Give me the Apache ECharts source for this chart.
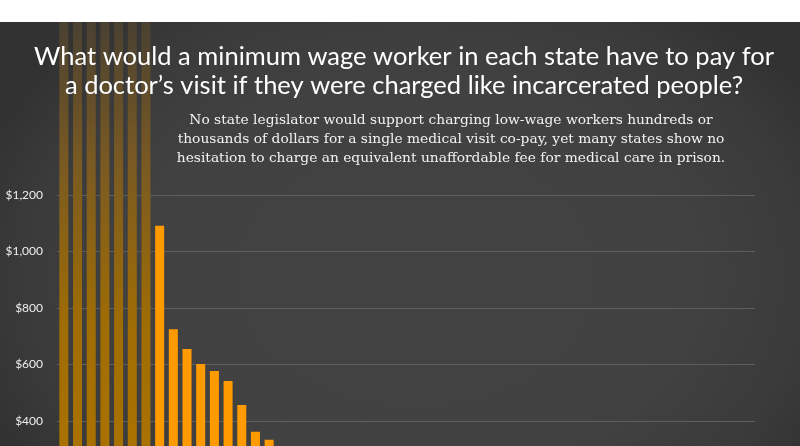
<!DOCTYPE html>
<html>
<head>
<meta charset="utf-8">
<script src="https://cdn.jsdelivr.net/npm/echarts@6/dist/echarts.min.js"></script>
<style>
  html, body { margin: 0; padding: 0; background: #fff; }
  #wrap { position: relative; width: 800px; height: 446px; overflow: hidden; }
  #bg { position: absolute; left: 0; top: 22px; width: 800px; height: 424px;
        background: radial-gradient(ellipse 58% 80% at 52% 60%, #434343 0%, #414141 60%, #3a3a3a 85%, #323232 100%); }
  #chart { position: absolute; left: 0; top: 0; width: 800px; height: 540px; }
  #strip { position: absolute; left: 0; top: 0; width: 800px; height: 22px; background: #fff; z-index: 5; }
</style>
</head>
<body>
<div id="wrap">
  <div id="bg"></div>
  <div id="chart"></div>
  <div id="strip"></div>
</div>
<script>
// States ordered by equivalent cost of a medical visit for a minimum wage worker
const states = [
  'Alabama','Arkansas','Florida','Georgia','Mississippi','South Carolina','Texas',
  'Michigan','Louisiana','Oklahoma','Kentucky','Missouri','Virginia','Tennessee','Utah','Colorado',
  'Arizona','Nevada','Indiana','West Virginia','Idaho','Wyoming','Iowa','Ohio','Kansas',
  'Wisconsin','North Carolina','Pennsylvania','Montana','South Dakota','Delaware','Maryland',
  'New Hampshire','Connecticut','Massachusetts','Washington','Oregon','Maine','Vermont',
  'Rhode Island','New Jersey','Hawaii','Alaska','California','Minnesota','North Dakota',
  'District of Columbia','Illinois','Nebraska','New Mexico','New York'
];
// States that pay incarcerated people nothing: cost is unbounded (drawn faded, off the top)
const noWageStates = ['Alabama','Arkansas','Florida','Georgia','Mississippi','South Carolina','Texas'];
const noWageDisplayValue = 1900;
// Equivalent cost in dollars (null for unbounded states)
const costs = [
  null, null, null, null, null, null, null,
  1091, 725, 655, 602, 577, 542, 457, 362, 334,
  300, 290, 270, 250, 240, 230, 210, 200, 190,
  180, 170, 160, 150, 140, 130, 120,
  110, 100, 90, 80, 70, 60, 55,
  50, 45, 40, 35, 30, 25, 20,
  0, 0, 0, 0, 0
];
const yTicks = [0, 200, 400, 600, 800, 1000, 1200];

const fadedColor = {
  type: 'linear', x: 0, y: 22, x2: 0, y2: 430, global: true,
  colorStops: [
    { offset: 0, color: '#4a4132' },
    { offset: 0.35, color: '#7a5a22' },
    { offset: 0.75, color: '#a06d04' },
    { offset: 1, color: '#a87100' }
  ]
};

const seriesData = states.map((s, i) => {
  if (noWageStates.includes(s)) {
    return { value: noWageDisplayValue, itemStyle: { color: fadedColor } };
  }
  return { value: costs[i] };
});

const chart = echarts.init(document.getElementById('chart'), null, { renderer: 'canvas' });
chart.setOption({
  backgroundColor: 'transparent',
  animation: false,
  title: [
    {
      text: 'What would a minimum wage worker in each state have to pay for\na doctor\u2019s visit if they were charged like incarcerated people?',
      left: 399, top: 37, textAlign: 'center',
      textStyle: { fontFamily: 'Lato', fontSize: 25.5, fontWeight: 'normal', color: '#ffffff', lineHeight: 29 }
    },
    {
      text: 'No state legislator would support charging low-wage workers hundreds or\nthousands of dollars for a single medical visit co-pay, yet many states show no\nhesitation to charge an equivalent unaffordable fee for medical care in prison.',
      left: 446, top: 106, textAlign: 'center',
      textStyle: { fontFamily: 'DejaVu Serif', fontSize: 13.8, fontWeight: 'normal', color: '#f2f2f2', lineHeight: 19, align: 'center' }
    }
  ],
  grid: { left: 57, right: 45, top: 195, bottom: 4, containLabel: false },
  xAxis: {
    type: 'category', data: states,
    axisLine: { show: false }, axisTick: { show: false }, axisLabel: { show: false }
  },
  yAxis: {
    type: 'value', min: yTicks[0], max: yTicks[yTicks.length - 1], interval: 200,
    axisLine: { show: false }, axisTick: { show: false },
    splitLine: { lineStyle: { color: '#5e5e5e', width: 1 } },
    axisLabel: {
      color: '#eeeeee', fontFamily: 'Lato', fontSize: 12, margin: 14,
      formatter: v => '$' + v.toLocaleString('en-US')
    }
  },
  series: [{
    type: 'bar', data: seriesData, clip: false, barCategoryGap: '34%',
    itemStyle: { color: '#ff9a00' }
  }]
});
</script>
</body>
</html>
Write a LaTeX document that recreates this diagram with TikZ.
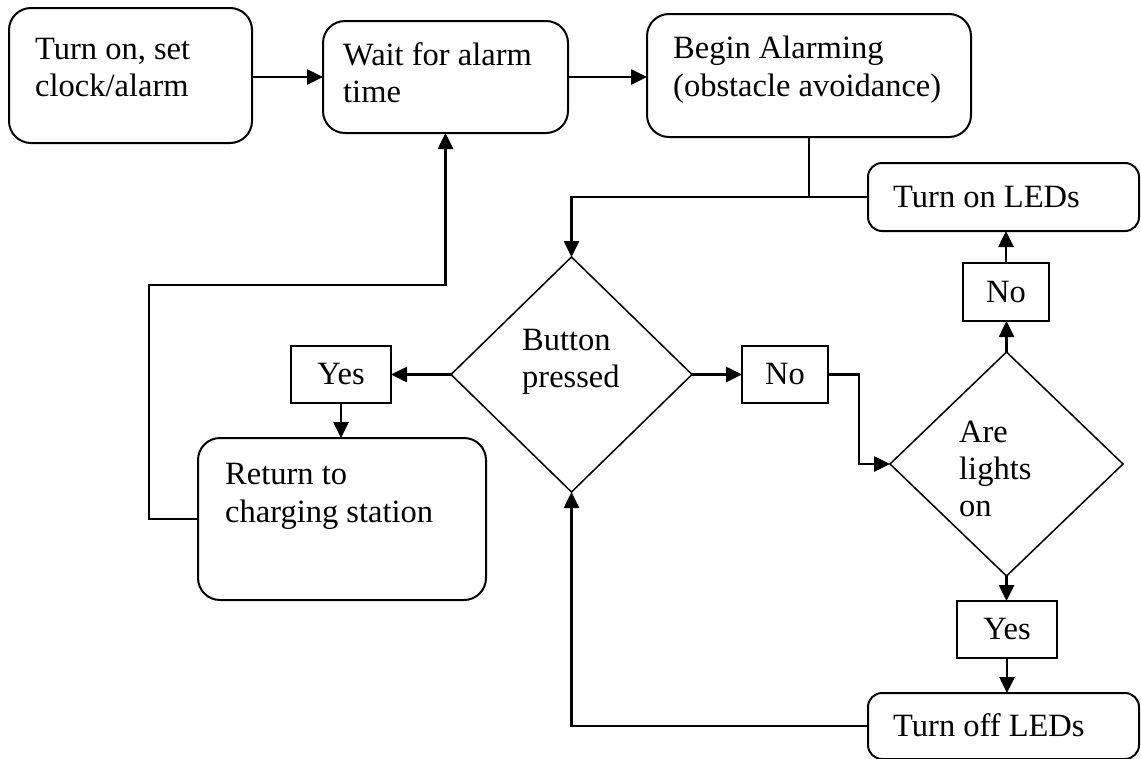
\documentclass[tikz,border=0pt]{standalone}
\usepackage{fontspec}
\setmainfont{Liberation Serif}
\usetikzlibrary{shapes.geometric,arrows.meta}
\newcommand\fsz{\fontsize{32.5}{37}\selectfont}
\begin{document}
\begin{tikzpicture}[x=1pt,y=-1pt,
  rbox/.style={draw,rounded corners=22pt,line width=2pt,inner sep=0pt,outer sep=0pt},
  lbox/.style={rbox,rounded corners=14pt},
  sbox/.style={draw,line width=2pt,inner sep=0pt,outer sep=0pt,font=\fsz},
  dia/.style={draw,diamond,line width=1.5pt,inner sep=0pt,outer sep=0pt},
  txt/.style={font=\fsz,inner sep=0pt,anchor=base west},
  conn/.style={line width=2.6pt},
  arr/.style={conn,-{Triangle[length=16pt,width=15pt]}}]
\useasboundingbox (0,0) rectangle (1141,758);
\fill[white] (0,0) rectangle (1141,758);
\clip (0,0) rectangle (1141,758);

% boxes
\node[rbox,minimum width=243pt,minimum height=135pt] (turnon) at (130.5,75.5) {};
\node[rbox,minimum width=245pt,minimum height=112pt] (wait) at (445.5,77) {};
\node[rbox,minimum width=324pt,minimum height=123pt] (begin) at (809,75.5) {};
\node[lbox,minimum width=271pt,minimum height=68pt] (ledson) at (1003.5,197) {};
\node[rbox,minimum width=288pt,minimum height=162pt] (ret) at (342,519) {};
\node[lbox,minimum width=271pt,minimum height=66pt] (turnoff) at (1003.5,726) {};
\node[sbox,minimum width=100pt,minimum height=57pt] (yes1) at (341,374.5) {Yes};
\node[sbox,minimum width=86pt,minimum height=57pt] (no1) at (785,374.5) {No};
\node[sbox,minimum width=86pt,minimum height=58pt] (no2) at (1006,292) {No};
\node[sbox,minimum width=100pt,minimum height=57pt] (yes2) at (1007,629.5) {Yes};
\node[dia,minimum width=241pt,minimum height=235pt] (button) at (571.5,374.5) {};
\node[dia,minimum width=233pt,minimum height=224pt] (are) at (1006.5,464) {};

% texts
\node[txt] (t1a) at (35,59) {Turn on, set};
\node[txt] (t1b) at (35,96) {clock/alarm};
\node[txt] (t2a) at (343,65) {Wait for alarm};
\node[txt] (t2b) at (343,102) {time};
\node[txt] (t3a) at (673,58) {Begin Alarming};
\node[txt] (t3b) at (673,96) {(obstacle avoidance)};
\node[txt] (t4) at (893,207) {Turn on LEDs};
\node[txt] (t5a) at (522,350) {Button};
\node[txt] (t5b) at (522,387) {pressed};
\node[txt] (t6a) at (225,484) {Return to};
\node[txt] (t6b) at (225,522) {charging station};
\node[txt] (t7a) at (959,442) {Are};
\node[txt] (t7b) at (959,479) {lights};
\node[txt] (t7c) at (959,516) {on};
\node[txt] (t8) at (893,736) {Turn off LEDs};

% connectors
\draw[arr] (turnon.east |- wait.west) -- (wait.west);
\draw[arr] (wait.east) -- (wait.east -| begin.west);
\draw[conn] (begin.south) -- (begin.south |- ledson.west);
\draw[arr] (ledson.west) -| (button.north);
\draw[arr] (button.west) -- (yes1.east |- button.west);
\draw[arr] (yes1.south) -- (yes1.south |- ret.north);
\draw[arr] (ret.west) -| (149,285) -| (wait.south);
\draw[arr] (button.east) -- (no1.west |- button.east);
\draw[arr] (no1.east) -- ++(31,0) |- (are.west);
\draw[arr] (are.north) -- (are.north |- no2.south);
\draw[arr] (no2.north) -- (no2.north |- ledson.south);
\draw[arr] (are.south) -- (are.south |- yes2.north);
\draw[arr] (yes2.south) -- (yes2.south |- turnoff.north);
\draw[arr] (turnoff.west) -| (button.south);
\end{tikzpicture}
\end{document}
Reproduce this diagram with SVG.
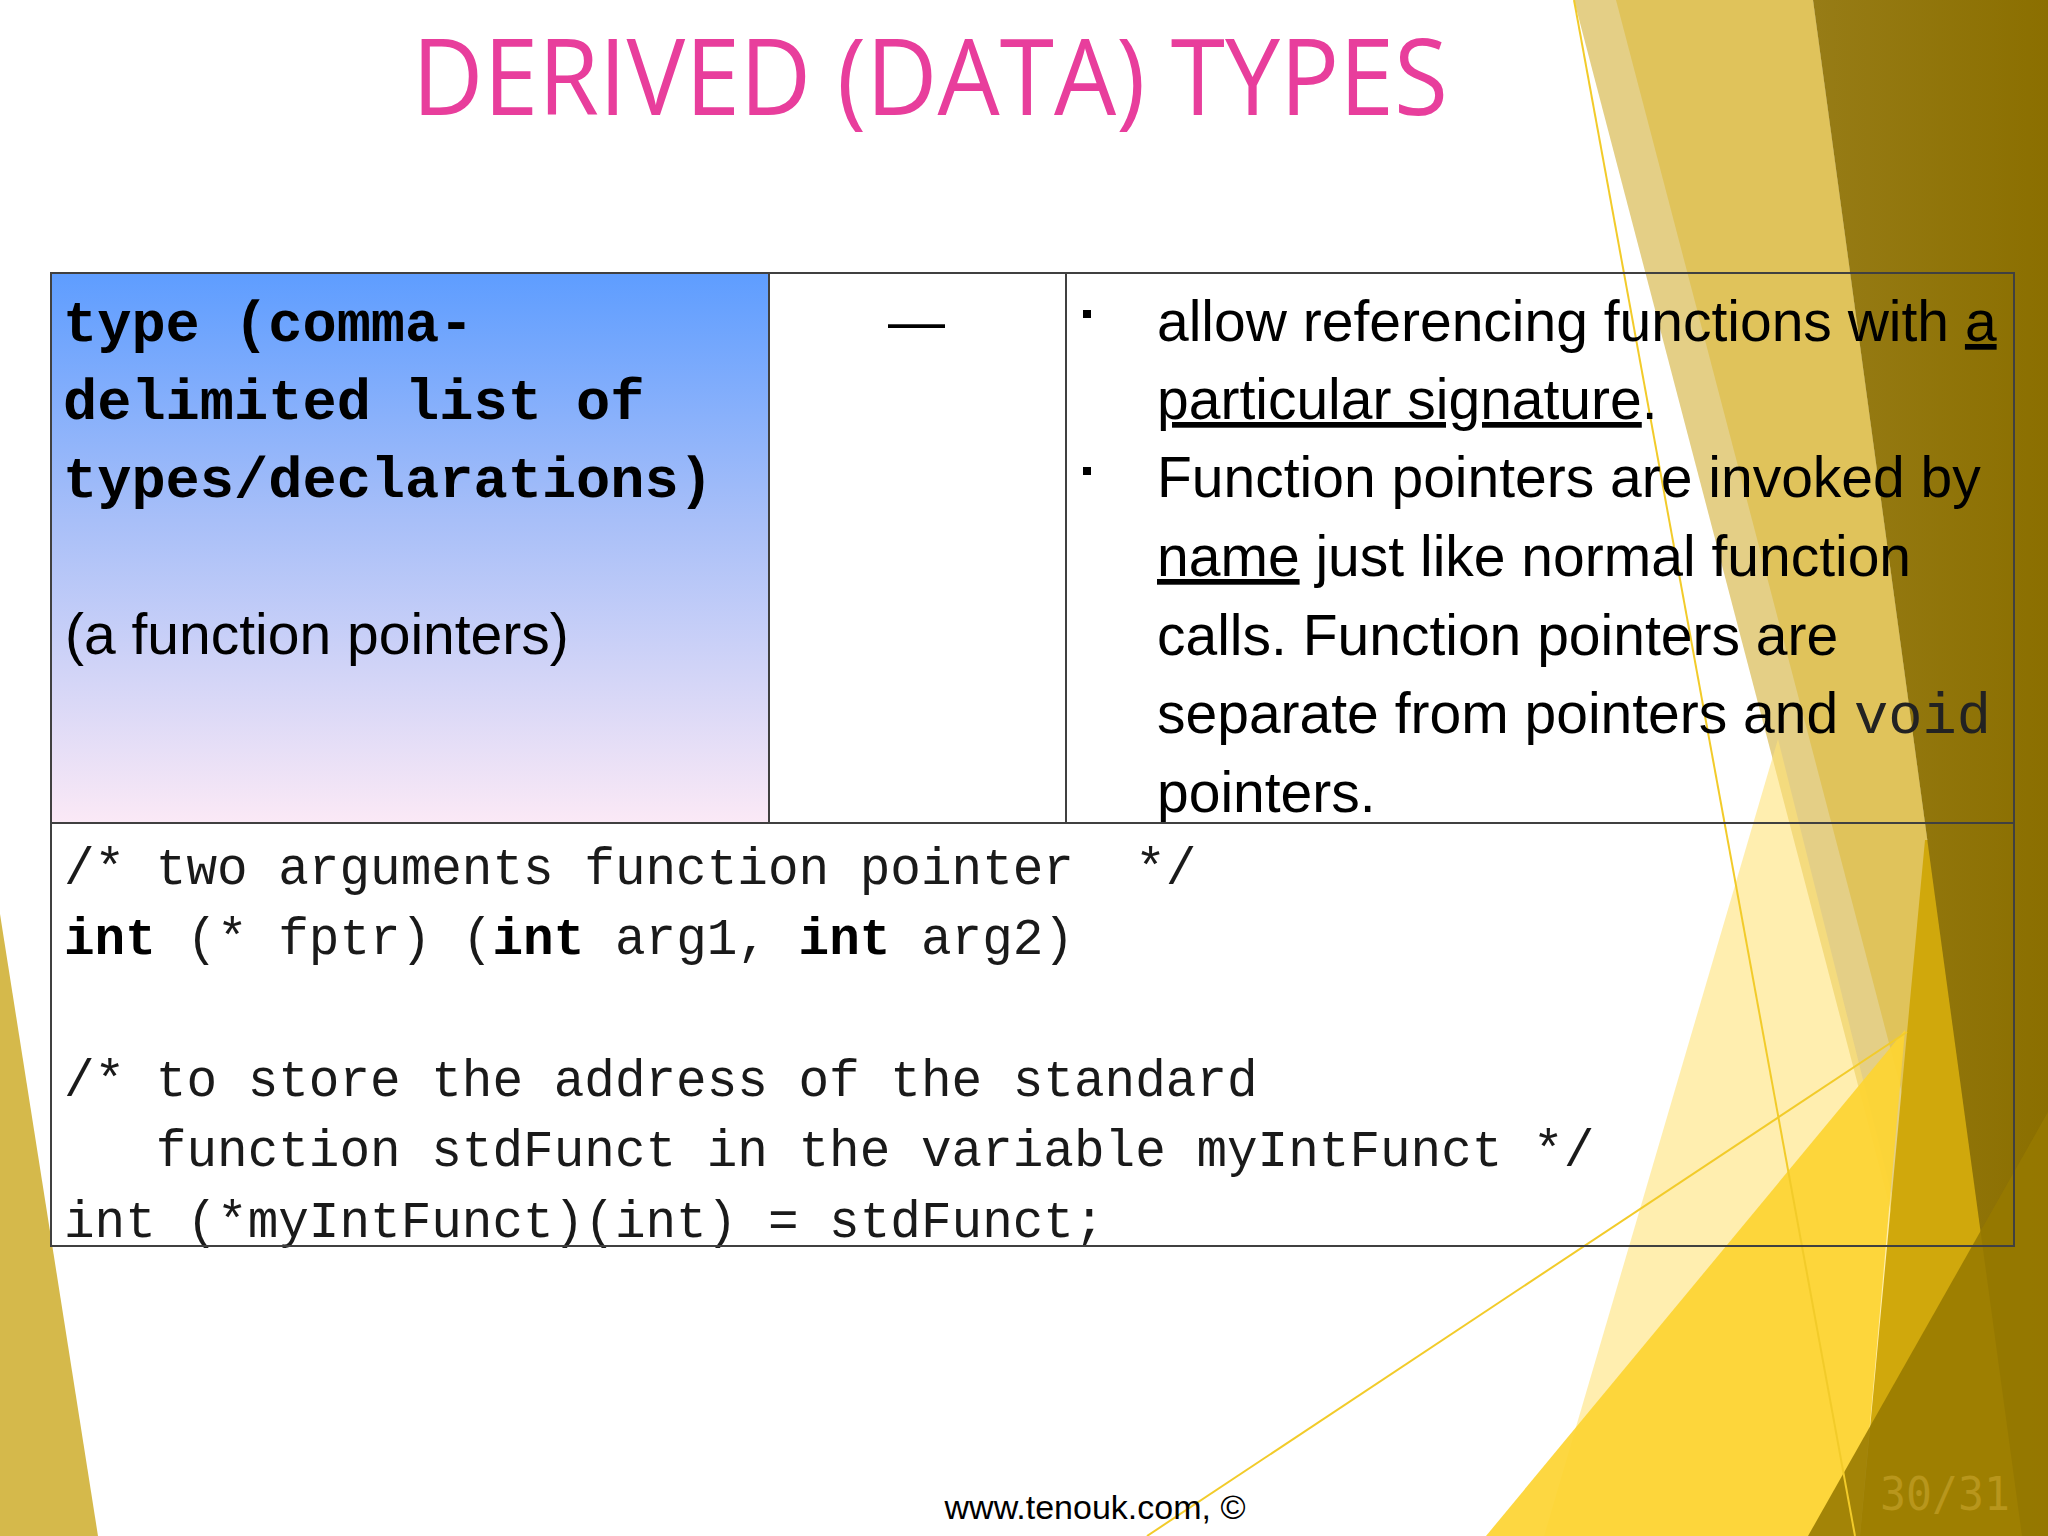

==*==

Exercise aim =
From the first line of the listing above, repeat every line through the one holding "const yTicks = [0, 200, 400, 600, 800, 1000, 1200];". Both ends count, and pictures stay out.

Answer to this task =
Give me the Apache ECharts source for this chart.
<!DOCTYPE html>
<html>
<head>
<meta charset="utf-8">
<script src="https://cdn.jsdelivr.net/npm/echarts@6/dist/echarts.min.js"></script>
<style>
  html, body { margin: 0; padding: 0; background: #fff; }
  #wrap { position: relative; width: 800px; height: 446px; overflow: hidden; }
  #bg { position: absolute; left: 0; top: 22px; width: 800px; height: 424px;
        background: radial-gradient(ellipse 58% 80% at 52% 60%, #434343 0%, #414141 60%, #3a3a3a 85%, #323232 100%); }
  #chart { position: absolute; left: 0; top: 0; width: 800px; height: 540px; }
  #strip { position: absolute; left: 0; top: 0; width: 800px; height: 22px; background: #fff; z-index: 5; }
</style>
</head>
<body>
<div id="wrap">
  <div id="bg"></div>
  <div id="chart"></div>
  <div id="strip"></div>
</div>
<script>
// States ordered by equivalent cost of a medical visit for a minimum wage worker
const states = [
  'Alabama','Arkansas','Florida','Georgia','Mississippi','South Carolina','Texas',
  'Michigan','Louisiana','Oklahoma','Kentucky','Missouri','Virginia','Tennessee','Utah','Colorado',
  'Arizona','Nevada','Indiana','West Virginia','Idaho','Wyoming','Iowa','Ohio','Kansas',
  'Wisconsin','North Carolina','Pennsylvania','Montana','South Dakota','Delaware','Maryland',
  'New Hampshire','Connecticut','Massachusetts','Washington','Oregon','Maine','Vermont',
  'Rhode Island','New Jersey','Hawaii','Alaska','California','Minnesota','North Dakota',
  'District of Columbia','Illinois','Nebraska','New Mexico','New York'
];
// States that pay incarcerated people nothing: cost is unbounded (drawn faded, off the top)
const noWageStates = ['Alabama','Arkansas','Florida','Georgia','Mississippi','South Carolina','Texas'];
const noWageDisplayValue = 1900;
// Equivalent cost in dollars (null for unbounded states)
const costs = [
  null, null, null, null, null, null, null,
  1091, 725, 655, 602, 577, 542, 457, 362, 334,
  300, 290, 270, 250, 240, 230, 210, 200, 190,
  180, 170, 160, 150, 140, 130, 120,
  110, 100, 90, 80, 70, 60, 55,
  50, 45, 40, 35, 30, 25, 20,
  0, 0, 0, 0, 0
];
const yTicks = [0, 200, 400, 600, 800, 1000, 1200];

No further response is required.